> _Job_: Starting from the top of the material, restate each line exactly until the line that contains "const W = 1020, H = 472;", which is also copied. Pictures are excluded.
####################
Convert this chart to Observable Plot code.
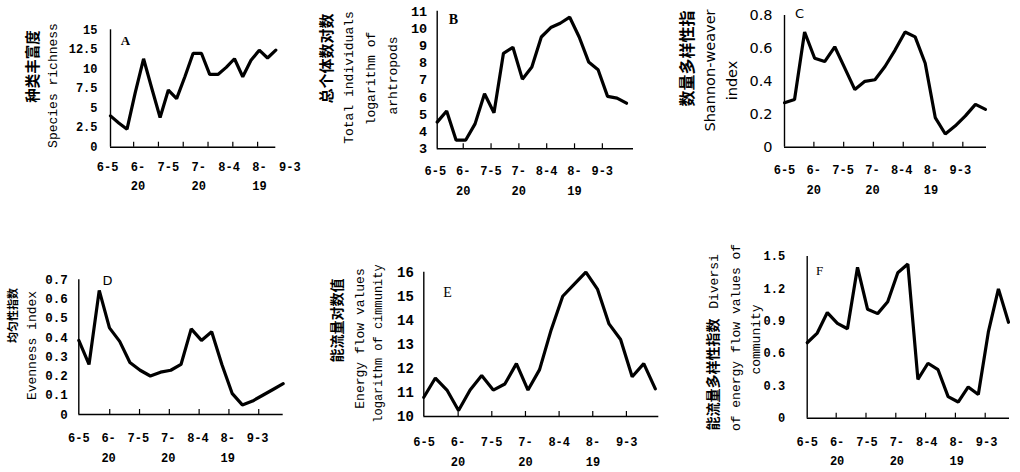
<!DOCTYPE html>
<html><head><meta charset="utf-8">
<script src="https://cdn.jsdelivr.net/npm/d3@7"></script>
<script src="https://cdn.jsdelivr.net/npm/@observablehq/plot@0.6"></script>
<style>
html,body{margin:0;padding:0;background:#fff;overflow:hidden}
#wrap{position:relative;width:1020px;height:472px;background:#fff}
#wrap svg{position:absolute;left:0;top:0}
</style></head><body><div id="wrap"></div>
<script>
// sampling dates (every 5 days), index = x position
const sampleDates = ["6-5","6-10","6-15","6-20","6-25","6-30","7-5","7-10","7-15","7-20","7-25","7-30","8-4","8-9","8-14","8-19","8-24","8-29","9-3","9-8","9-13"];
const axisLabels = ["6-5","6-\n20","7-5","7-\n20","8-4","8-\n19","9-3"];
const axisLabelIndex = [0,3,6,9,12,15,18];
const tickIndex = [3,6,9,12,15,18];

// series values
const richness        = [4.0,3.1,2.3,7.0,11.3,7.5,3.8,7.3,6.2,9.0,12.0,12.0,9.3,9.3,10.2,11.3,9.0,11.1,12.4,11.4,12.4];
const logIndividuals  = [4.55,5.2,3.5,3.5,4.45,6.2,5.1,8.55,8.9,7.05,7.75,9.5,10.05,10.3,10.65,9.5,8.05,7.6,6.05,5.95,5.65];
const shannon         = [0.27,0.29,0.70,0.54,0.52,0.61,0.48,0.35,0.40,0.41,0.49,0.59,0.70,0.67,0.51,0.18,0.08,0.13,0.19,0.26,0.23];
const evenness        = [0.385,0.26,0.645,0.45,0.38,0.27,0.23,0.20,0.22,0.23,0.26,0.445,0.385,0.43,0.26,0.11,0.05,0.07,0.10,0.13,0.16];
const logEnergy       = [10.8,11.6,11.1,10.25,11.1,11.7,11.1,11.35,12.2,11.1,11.95,13.6,15.0,15.5,16.0,15.3,13.85,13.2,11.65,12.2,11.15];
const energyDiversity = [0.70,0.79,0.98,0.88,0.83,1.40,1.01,0.97,1.08,1.35,1.43,0.36,0.51,0.45,0.20,0.15,0.29,0.22,0.80,1.20,0.89];

// y tick values
const ticksA = [0,2.5,5,7.5,10,12.5,15];
const ticksB = [3,4,5,6,7,8,9,10,11];
const ticksC = [0,0.2,0.4,0.6,0.8];
const ticksD = [0,0.1,0.2,0.3,0.4,0.5,0.6,0.7];
const ticksE = [10,11,12,13,14,15,16];
const ticksF = [0,0.3,0.6,0.9,1.2,1.5];

const MONO = "'Liberation Mono', monospace";
const CJK = "'Noto Sans CJK SC', sans-serif";
const SERIF = "'Liberation Serif', serif";
const SANS = "'DejaVu Sans', sans-serif";
const W = 1020, H = 472;

const panels = [
  {values: richness, ticks: ticksA, left:110, right:275.3, top:29.3, bottom:146.7, xEnd:20,
   pad:13, tfs:12, tff:MONO, tfw:"bold", row1:18.5, rowGap:19.5, tk:[1.0,-0.2], lab:[1.2256,-0.36],
   letter:{t:"A", x:125, y:40, fs:13, ff:SERIF, fw:"bold"},
   ylabels:[{t:"种类丰富度", x:33, y:66, fs:14.5, ff:CJK, fw:"bold"},
            {t:"Species richness", x:52, y:85, fs:13, ff:MONO}]},
  {values: logIndividuals, ticks: ticksB, left:436.7, right:633, top:10.7, bottom:148.3, xEnd:20.74,
   pad:10, tfs:13.5, tff:MONO, tfw:"bold", row1:21, rowGap:20, tk:[0.98,-0.19], lab:[0.98,-0.2],
   letter:{t:"B", x:453, y:19, fs:14, ff:SERIF, fw:"bold"},
   ylabels:[{t:"总个体数对数", x:327, y:58, fs:15, ff:CJK, fw:"bold"},
            {t:"Total individuals", x:348, y:77, fs:13, ff:MONO},
            {t:"logarithm of", x:370, y:78, fs:13, ff:MONO},
            {t:"arhtropods", x:392, y:75, fs:13, ff:MONO}]},
  {values: shannon, ticks: ticksC, left:784, right:986, top:15, bottom:146.7, xEnd:20.1,
   pad:12, tfs:14.5, tff:SANS, tfw:"normal", row1:21.6, rowGap:20, tk:[0.988,-0.04], lab:[0.972,0],
   letter:{t:"C", x:799, y:13, fs:13, ff:SANS},
   ylabels:[{t:"数量多样性指", x:687, y:58, fs:16, ff:CJK, fw:"bold"},
            {t:"Shannon-weaver", x:710, y:70, fs:14.5, ff:SANS},
            {t:"index", x:732, y:80, fs:14.5, ff:SANS}]},
  {values: evenness, ticks: ticksD, left:78.3, right:282.7, top:279.3, bottom:414, xEnd:20,
   pad:11, tfs:12.5, tff:MONO, tfw:"bold", row1:22.7, rowGap:20, tk:[0.972,0.11], lab:[0.972,0],
   letter:{t:"D", x:107, y:280, fs:13, ff:SANS},
   ylabels:[{t:"均匀性指数", x:13, y:315, fs:11, ff:CJK, fw:"bold"},
            {t:"Evenness index", x:31, y:345, fs:13, ff:MONO}]},
  {values: logEnergy, ticks: ticksE, left:423.3, right:658.3, top:271.7, bottom:416, xEnd:20.3,
   pad:10, tfs:14, tff:MONO, tfw:"bold", row1:24.7, rowGap:19.5, tk:[0.969,0.06], lab:[0.972,0.03],
   letter:{t:"E", x:447, y:292, fs:14, ff:SERIF},
   ylabels:[{t:"能流量对数值", x:337, y:320, fs:14, ff:CJK, fw:"bold"},
            {t:"Energy flow values", x:359, y:338, fs:13, ff:MONO},
            {t:"logarithm of cimmunity", x:378, y:343, fs:12, ff:MONO}]},
  {values: energyDiversity, ticks: ticksF, left:806.7, right:1009, top:256, bottom:417.7, xEnd:20.1,
   pad:22, tfs:12, tff:MONO, tfw:"bold", row1:23.3, rowGap:19, tk:[0.987,-0.08], lab:[0.99,0],
   letter:{t:"F", x:819, y:270, fs:13, ff:SERIF},
   ylabels:[{t:"能流量多样性指数", x:713, y:374, fs:14, ff:CJK, fw:"bold"},
            {t:"Diversi", x:713, y:281, fs:13, ff:MONO},
            {t:"of energy flow values of", x:735, y:337, fs:13, ff:MONO},
            {t:"community", x:755, y:339, fs:13, ff:MONO}]}
];

function panel(c) {
  const data = c.values.map((v, i) => ({i, v, date: sampleDates[i]}));
  const ymin = c.ticks[0], ymax = c.ticks[c.ticks.length - 1];
  const tickLen = (ymax - ymin) * 5 / (c.bottom - c.top);
  const labels = axisLabels.map((t, k) => ({t, x: c.lab[1] + c.lab[0] * axisLabelIndex[k]}));
  const xticks = tickIndex.map(d => c.tk[1] + c.tk[0] * d);
  const freeText = (o) => Plot.text([o.t], {
    text: d => d, frameAnchor: "top-left", dx: o.x - c.left, dy: o.y - c.top,
    textAnchor: "middle", lineAnchor: "middle", rotate: o.rot || 0,
    fontSize: o.fs, fontFamily: o.ff, fontWeight: o.fw || "normal", fill: "#000"
  });
  const marks = [
    Plot.ruleX([0], {stroke: "#000", strokeWidth: 1.4}),
    Plot.ruleY([ymin], {stroke: "#000", strokeWidth: 1.4}),
    Plot.ruleX(xticks, {x: d => d, y1: () => ymin, y2: () => ymin + tickLen, stroke: "#000", strokeWidth: 1.2}),
    Plot.axisY({ticks: c.ticks, tickSize: 0, tickPadding: c.pad, tickFormat: d => String(d),
                fontSize: c.tfs, fontFamily: c.tff, fontWeight: c.tfw, label: null, fill: "#000"}),
    Plot.text(labels, {x: "x", text: "t", frameAnchor: "bottom", textAnchor: "middle", lineAnchor: "top",
                       dy: c.row1 - 9, lineHeight: c.rowGap / 12, fontSize: 12, fontFamily: MONO,
                       fontWeight: "bold", fill: "#000"}),
    Plot.line(data, {x: "i", y: "v", stroke: "#000", strokeWidth: 3.2, strokeLinejoin: "miter"}),
    freeText(c.letter),
    ...c.ylabels.map(l => freeText({...l, rot: -90}))
  ];
  return Plot.plot({
    width: W, height: H,
    marginLeft: c.left, marginRight: W - c.right, marginTop: c.top, marginBottom: H - c.bottom,
    x: {domain: [0, c.xEnd], axis: null},
    y: {domain: [ymin, ymax]},
    style: {background: "transparent", color: "#000", overflow: "visible"},
    marks
  });
}

const wrap = document.getElementById("wrap");
panels.forEach(c => wrap.appendChild(panel(c)));
</script>
</body></html>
####################
> _Result of this task_:
Convert this chart to Observable Plot code.
<!DOCTYPE html>
<html><head><meta charset="utf-8">
<script src="https://cdn.jsdelivr.net/npm/d3@7"></script>
<script src="https://cdn.jsdelivr.net/npm/@observablehq/plot@0.6"></script>
<style>
html,body{margin:0;padding:0;background:#fff;overflow:hidden}
#wrap{position:relative;width:1020px;height:472px;background:#fff}
#wrap svg{position:absolute;left:0;top:0}
</style></head><body><div id="wrap"></div>
<script>
// sampling dates (every 5 days), index = x position
const sampleDates = ["6-5","6-10","6-15","6-20","6-25","6-30","7-5","7-10","7-15","7-20","7-25","7-30","8-4","8-9","8-14","8-19","8-24","8-29","9-3","9-8","9-13"];
const axisLabels = ["6-5","6-\n20","7-5","7-\n20","8-4","8-\n19","9-3"];
const axisLabelIndex = [0,3,6,9,12,15,18];
const tickIndex = [3,6,9,12,15,18];

// series values
const richness        = [4.0,3.1,2.3,7.0,11.3,7.5,3.8,7.3,6.2,9.0,12.0,12.0,9.3,9.3,10.2,11.3,9.0,11.1,12.4,11.4,12.4];
const logIndividuals  = [4.55,5.2,3.5,3.5,4.45,6.2,5.1,8.55,8.9,7.05,7.75,9.5,10.05,10.3,10.65,9.5,8.05,7.6,6.05,5.95,5.65];
const shannon         = [0.27,0.29,0.70,0.54,0.52,0.61,0.48,0.35,0.40,0.41,0.49,0.59,0.70,0.67,0.51,0.18,0.08,0.13,0.19,0.26,0.23];
const evenness        = [0.385,0.26,0.645,0.45,0.38,0.27,0.23,0.20,0.22,0.23,0.26,0.445,0.385,0.43,0.26,0.11,0.05,0.07,0.10,0.13,0.16];
const logEnergy       = [10.8,11.6,11.1,10.25,11.1,11.7,11.1,11.35,12.2,11.1,11.95,13.6,15.0,15.5,16.0,15.3,13.85,13.2,11.65,12.2,11.15];
const energyDiversity = [0.70,0.79,0.98,0.88,0.83,1.40,1.01,0.97,1.08,1.35,1.43,0.36,0.51,0.45,0.20,0.15,0.29,0.22,0.80,1.20,0.89];

// y tick values
const ticksA = [0,2.5,5,7.5,10,12.5,15];
const ticksB = [3,4,5,6,7,8,9,10,11];
const ticksC = [0,0.2,0.4,0.6,0.8];
const ticksD = [0,0.1,0.2,0.3,0.4,0.5,0.6,0.7];
const ticksE = [10,11,12,13,14,15,16];
const ticksF = [0,0.3,0.6,0.9,1.2,1.5];

const MONO = "'Liberation Mono', monospace";
const CJK = "'Noto Sans CJK SC', sans-serif";
const SERIF = "'Liberation Serif', serif";
const SANS = "'DejaVu Sans', sans-serif";
const W = 1020, H = 472;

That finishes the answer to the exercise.